The Rescue and The Romans - Doctor WhoIn the earliest days of Doctor Who, the historical story lines took great care over their accuracy because they were meant to provide an education to the viewers. The Romans was the first to leave such worthy causes behind in the search for light entertainment style comedy.

It was done far better than the Sylvester McCoy years lapse into light entertainment stories, but it does make The Romans a rather unusual sibling to the other stories of the time.

The Romans also features what is probably the greatest climb down from a cliffhanger in the series, for the previous story (The Rescue, featured in the same box set) ended with the Tardis teetering on the edge of unstable ground and about to fall down a cliff. The Romans starts as if the cliffhanger never happened, with only a later brief dismissive reference to how the fall did not really matter as the Tardis easily survived it.

The fighting, as so often in Doctor Who, has some problems. Thankfully, being set in the Roman times, we don’t have any of the ludicrously unrealistic shooting such as in the Pirate Planet or the ‘Ha! I’ll shoot you by aiming my gun at the floor several feet away from you’ of The Wargames. Nor even the rather stilted fighting as if everyone is a lethargic drunk of The Time Meddler, for here the fighting is carried out at quite a pace. There are only two problems – first, much of it involves not really touching and, second, it features the world’s smallest ever arena for a gladiator fight (about the size of my front room, and no – it’s not a large front room).

One of the extras on the DVD does shed light on how much harder convincing fighting scenes were to shoot then than now. It is not only that the acting art has advanced over the years, but at the time the expense of cameras and filming meant there was very little scope to do cut-aways at the crucial moments of apparent impact in a fight. Hence the fights which often seem to show people not really hitting each other, whereas now cut-aways would disguise the lack of actual physical contact.
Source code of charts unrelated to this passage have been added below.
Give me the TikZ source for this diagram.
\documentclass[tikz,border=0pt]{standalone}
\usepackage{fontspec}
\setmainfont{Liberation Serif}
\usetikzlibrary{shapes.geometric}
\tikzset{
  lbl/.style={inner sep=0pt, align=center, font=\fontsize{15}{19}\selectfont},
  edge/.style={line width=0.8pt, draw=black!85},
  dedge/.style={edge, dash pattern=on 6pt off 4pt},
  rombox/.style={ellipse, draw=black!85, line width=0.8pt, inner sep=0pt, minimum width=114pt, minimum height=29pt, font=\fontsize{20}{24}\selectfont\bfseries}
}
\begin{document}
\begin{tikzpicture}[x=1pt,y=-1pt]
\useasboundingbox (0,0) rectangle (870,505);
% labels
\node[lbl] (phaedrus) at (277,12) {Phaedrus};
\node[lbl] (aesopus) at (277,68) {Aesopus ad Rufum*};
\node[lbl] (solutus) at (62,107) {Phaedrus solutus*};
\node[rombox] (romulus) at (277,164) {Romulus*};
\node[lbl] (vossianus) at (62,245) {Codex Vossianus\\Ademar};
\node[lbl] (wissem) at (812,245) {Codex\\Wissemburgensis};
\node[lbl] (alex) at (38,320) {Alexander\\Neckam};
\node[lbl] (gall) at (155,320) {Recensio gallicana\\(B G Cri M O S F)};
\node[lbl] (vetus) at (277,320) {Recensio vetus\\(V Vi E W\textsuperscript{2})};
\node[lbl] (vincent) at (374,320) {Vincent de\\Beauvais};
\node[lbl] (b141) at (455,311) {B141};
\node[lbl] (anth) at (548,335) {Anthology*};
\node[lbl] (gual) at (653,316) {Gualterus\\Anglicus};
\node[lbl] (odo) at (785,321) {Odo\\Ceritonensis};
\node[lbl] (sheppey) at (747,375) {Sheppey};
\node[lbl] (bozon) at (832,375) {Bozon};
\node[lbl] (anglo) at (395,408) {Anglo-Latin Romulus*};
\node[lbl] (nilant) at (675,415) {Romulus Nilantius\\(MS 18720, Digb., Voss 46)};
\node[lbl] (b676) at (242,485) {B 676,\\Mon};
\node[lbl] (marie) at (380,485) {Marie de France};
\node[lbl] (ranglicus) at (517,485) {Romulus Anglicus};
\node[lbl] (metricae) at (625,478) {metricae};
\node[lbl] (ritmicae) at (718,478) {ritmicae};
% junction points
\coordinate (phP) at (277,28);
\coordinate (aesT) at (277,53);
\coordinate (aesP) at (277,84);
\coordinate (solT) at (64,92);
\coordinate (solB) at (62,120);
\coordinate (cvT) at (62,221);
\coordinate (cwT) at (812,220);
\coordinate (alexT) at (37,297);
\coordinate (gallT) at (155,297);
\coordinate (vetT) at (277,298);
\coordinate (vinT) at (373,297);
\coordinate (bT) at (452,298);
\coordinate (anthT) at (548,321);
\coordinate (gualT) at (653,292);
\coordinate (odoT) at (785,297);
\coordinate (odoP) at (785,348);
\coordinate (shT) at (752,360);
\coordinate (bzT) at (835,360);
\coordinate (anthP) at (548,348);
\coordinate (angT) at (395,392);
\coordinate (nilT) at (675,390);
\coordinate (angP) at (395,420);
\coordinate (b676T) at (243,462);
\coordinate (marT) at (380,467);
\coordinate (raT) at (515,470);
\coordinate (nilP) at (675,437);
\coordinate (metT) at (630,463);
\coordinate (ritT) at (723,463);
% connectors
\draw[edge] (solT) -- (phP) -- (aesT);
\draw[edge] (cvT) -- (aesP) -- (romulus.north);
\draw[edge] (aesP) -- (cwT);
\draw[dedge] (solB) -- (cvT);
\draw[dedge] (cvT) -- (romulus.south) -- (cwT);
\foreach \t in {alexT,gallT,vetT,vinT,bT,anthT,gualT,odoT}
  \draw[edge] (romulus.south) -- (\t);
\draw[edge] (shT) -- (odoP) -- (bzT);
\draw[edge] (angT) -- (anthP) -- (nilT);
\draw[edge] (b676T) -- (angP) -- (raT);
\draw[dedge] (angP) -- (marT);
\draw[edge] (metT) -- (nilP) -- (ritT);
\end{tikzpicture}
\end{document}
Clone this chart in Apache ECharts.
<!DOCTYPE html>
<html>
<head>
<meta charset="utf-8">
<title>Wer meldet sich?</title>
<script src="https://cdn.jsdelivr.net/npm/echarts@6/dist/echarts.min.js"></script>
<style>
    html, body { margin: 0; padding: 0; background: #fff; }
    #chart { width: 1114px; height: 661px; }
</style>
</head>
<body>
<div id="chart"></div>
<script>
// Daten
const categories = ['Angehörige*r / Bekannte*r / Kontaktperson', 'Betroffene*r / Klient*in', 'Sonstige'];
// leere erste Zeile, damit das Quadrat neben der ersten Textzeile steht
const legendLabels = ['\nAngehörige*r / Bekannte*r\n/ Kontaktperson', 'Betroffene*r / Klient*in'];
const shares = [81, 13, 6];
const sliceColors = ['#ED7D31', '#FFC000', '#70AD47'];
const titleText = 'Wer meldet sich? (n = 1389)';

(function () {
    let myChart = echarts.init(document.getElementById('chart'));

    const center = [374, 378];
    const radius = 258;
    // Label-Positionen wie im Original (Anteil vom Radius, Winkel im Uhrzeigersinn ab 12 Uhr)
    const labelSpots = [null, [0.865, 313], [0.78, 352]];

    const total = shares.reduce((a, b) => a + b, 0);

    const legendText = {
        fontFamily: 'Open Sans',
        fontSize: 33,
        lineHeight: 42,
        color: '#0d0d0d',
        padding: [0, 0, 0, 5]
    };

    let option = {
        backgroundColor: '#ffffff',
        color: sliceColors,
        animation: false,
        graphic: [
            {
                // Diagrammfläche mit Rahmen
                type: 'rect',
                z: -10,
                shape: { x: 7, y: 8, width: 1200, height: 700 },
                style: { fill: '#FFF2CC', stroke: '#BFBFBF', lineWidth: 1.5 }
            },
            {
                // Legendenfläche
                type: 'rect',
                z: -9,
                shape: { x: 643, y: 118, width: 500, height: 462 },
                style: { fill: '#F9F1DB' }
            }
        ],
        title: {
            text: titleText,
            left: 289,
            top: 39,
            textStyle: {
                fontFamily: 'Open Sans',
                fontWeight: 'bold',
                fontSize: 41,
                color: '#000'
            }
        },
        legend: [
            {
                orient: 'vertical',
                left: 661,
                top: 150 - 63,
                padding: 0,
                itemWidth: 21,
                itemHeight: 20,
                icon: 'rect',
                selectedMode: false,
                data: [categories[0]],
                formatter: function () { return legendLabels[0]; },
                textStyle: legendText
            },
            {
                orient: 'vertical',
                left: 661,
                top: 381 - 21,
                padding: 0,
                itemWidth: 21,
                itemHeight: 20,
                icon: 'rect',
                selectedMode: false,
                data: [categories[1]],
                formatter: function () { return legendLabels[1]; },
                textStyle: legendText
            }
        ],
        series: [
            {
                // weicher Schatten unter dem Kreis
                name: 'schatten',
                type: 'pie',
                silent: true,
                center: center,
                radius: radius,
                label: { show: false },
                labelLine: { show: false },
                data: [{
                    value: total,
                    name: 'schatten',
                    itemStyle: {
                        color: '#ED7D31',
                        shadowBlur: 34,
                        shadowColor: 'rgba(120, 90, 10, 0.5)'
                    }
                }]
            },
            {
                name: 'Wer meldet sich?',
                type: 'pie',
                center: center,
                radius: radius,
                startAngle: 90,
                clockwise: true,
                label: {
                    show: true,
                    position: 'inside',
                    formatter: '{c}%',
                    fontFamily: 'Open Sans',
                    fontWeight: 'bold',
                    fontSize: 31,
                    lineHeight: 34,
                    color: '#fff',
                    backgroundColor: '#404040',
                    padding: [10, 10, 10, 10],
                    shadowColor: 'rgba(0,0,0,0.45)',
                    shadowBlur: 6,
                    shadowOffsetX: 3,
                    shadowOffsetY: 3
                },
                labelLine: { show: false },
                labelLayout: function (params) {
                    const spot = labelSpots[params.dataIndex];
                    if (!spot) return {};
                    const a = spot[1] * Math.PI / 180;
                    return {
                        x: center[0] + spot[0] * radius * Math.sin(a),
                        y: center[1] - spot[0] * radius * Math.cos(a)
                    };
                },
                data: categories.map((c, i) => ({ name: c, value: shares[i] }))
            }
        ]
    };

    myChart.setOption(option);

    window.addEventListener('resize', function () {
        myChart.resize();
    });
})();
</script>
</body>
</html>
William Hartnell‘s performance is a very skilled comedic one, whose difference from his usual Doctor Who style may grate at time even as it delivers the laughs. The one serious failing is at the end when he is confronted with responsibility for having caused Rome to burn down (and so killing many) and ends up chuckling like an old uncle remembering a happy childhood incident.

By contrast, Derek Francis is fantastic as Nero, managing the regular switches between apparently sane, self-indulged and manically homicidal with amazing acting skill, giving us a plausible and tortured character that shows up the Doctor’s cavalier humour in the face of widespread death.
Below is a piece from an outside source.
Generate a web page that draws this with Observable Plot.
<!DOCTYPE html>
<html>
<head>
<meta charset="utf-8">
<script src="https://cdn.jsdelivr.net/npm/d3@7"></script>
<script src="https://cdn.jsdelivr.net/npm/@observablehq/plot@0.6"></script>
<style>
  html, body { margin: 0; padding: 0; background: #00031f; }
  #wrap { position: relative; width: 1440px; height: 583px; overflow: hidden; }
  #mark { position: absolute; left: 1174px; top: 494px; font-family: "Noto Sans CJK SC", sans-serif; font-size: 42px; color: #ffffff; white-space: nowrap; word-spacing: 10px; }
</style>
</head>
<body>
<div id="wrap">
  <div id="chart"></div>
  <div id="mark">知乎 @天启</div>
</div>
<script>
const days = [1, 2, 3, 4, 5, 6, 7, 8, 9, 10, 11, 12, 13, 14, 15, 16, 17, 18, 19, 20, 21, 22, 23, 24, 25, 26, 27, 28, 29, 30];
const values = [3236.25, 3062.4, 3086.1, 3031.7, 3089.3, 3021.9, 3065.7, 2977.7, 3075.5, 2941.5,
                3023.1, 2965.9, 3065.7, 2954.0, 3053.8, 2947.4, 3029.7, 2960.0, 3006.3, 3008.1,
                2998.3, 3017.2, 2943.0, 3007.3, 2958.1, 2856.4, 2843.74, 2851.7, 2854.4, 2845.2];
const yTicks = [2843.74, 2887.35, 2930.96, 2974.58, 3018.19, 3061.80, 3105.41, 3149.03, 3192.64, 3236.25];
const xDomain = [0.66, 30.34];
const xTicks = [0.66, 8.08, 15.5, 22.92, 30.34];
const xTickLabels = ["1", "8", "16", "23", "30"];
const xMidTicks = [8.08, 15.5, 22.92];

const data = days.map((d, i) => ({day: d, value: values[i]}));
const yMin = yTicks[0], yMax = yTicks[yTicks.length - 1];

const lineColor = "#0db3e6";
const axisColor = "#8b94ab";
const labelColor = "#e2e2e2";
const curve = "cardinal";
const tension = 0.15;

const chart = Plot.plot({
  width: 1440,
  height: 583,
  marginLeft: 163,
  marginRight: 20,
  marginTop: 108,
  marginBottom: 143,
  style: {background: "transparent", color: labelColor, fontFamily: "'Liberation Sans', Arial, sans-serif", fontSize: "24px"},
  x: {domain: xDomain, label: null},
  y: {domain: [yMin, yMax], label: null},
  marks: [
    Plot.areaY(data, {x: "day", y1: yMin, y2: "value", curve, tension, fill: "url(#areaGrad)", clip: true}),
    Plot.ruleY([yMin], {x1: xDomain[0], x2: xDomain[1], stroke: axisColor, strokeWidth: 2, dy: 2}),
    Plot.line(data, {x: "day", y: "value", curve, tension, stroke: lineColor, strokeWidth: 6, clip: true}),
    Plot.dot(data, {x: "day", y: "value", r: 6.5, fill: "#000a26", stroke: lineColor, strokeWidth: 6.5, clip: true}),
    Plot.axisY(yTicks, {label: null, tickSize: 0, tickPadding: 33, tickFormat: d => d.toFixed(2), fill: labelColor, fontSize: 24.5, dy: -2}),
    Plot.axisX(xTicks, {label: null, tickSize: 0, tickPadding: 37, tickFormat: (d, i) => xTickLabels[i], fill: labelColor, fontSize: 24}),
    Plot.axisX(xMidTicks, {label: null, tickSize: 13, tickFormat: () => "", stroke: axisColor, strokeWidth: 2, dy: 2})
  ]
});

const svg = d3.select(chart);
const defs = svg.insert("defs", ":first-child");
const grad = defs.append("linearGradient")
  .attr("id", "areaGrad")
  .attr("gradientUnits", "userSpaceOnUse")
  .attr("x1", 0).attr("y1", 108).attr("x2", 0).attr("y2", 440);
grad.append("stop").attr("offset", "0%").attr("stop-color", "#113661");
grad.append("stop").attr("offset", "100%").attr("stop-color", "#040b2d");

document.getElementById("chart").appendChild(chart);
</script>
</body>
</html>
The events in the story get a brief subsequent mention in the Tenth Doctor’s The Fires of Pompei.

You can buy The Rescue and The Romans here.

One response to “The Romans: Doctor Who goes light entertainment”

  1. The first time I saw Hartnell was in Carry On Sergeant, on account of the Carry On films being repeated far more often in my childhood than early Doctor Who ever was.

    His other best known role before Doctor Who was in the fifties TV comedy The Army Game, so he was quite accomplished at comic timing.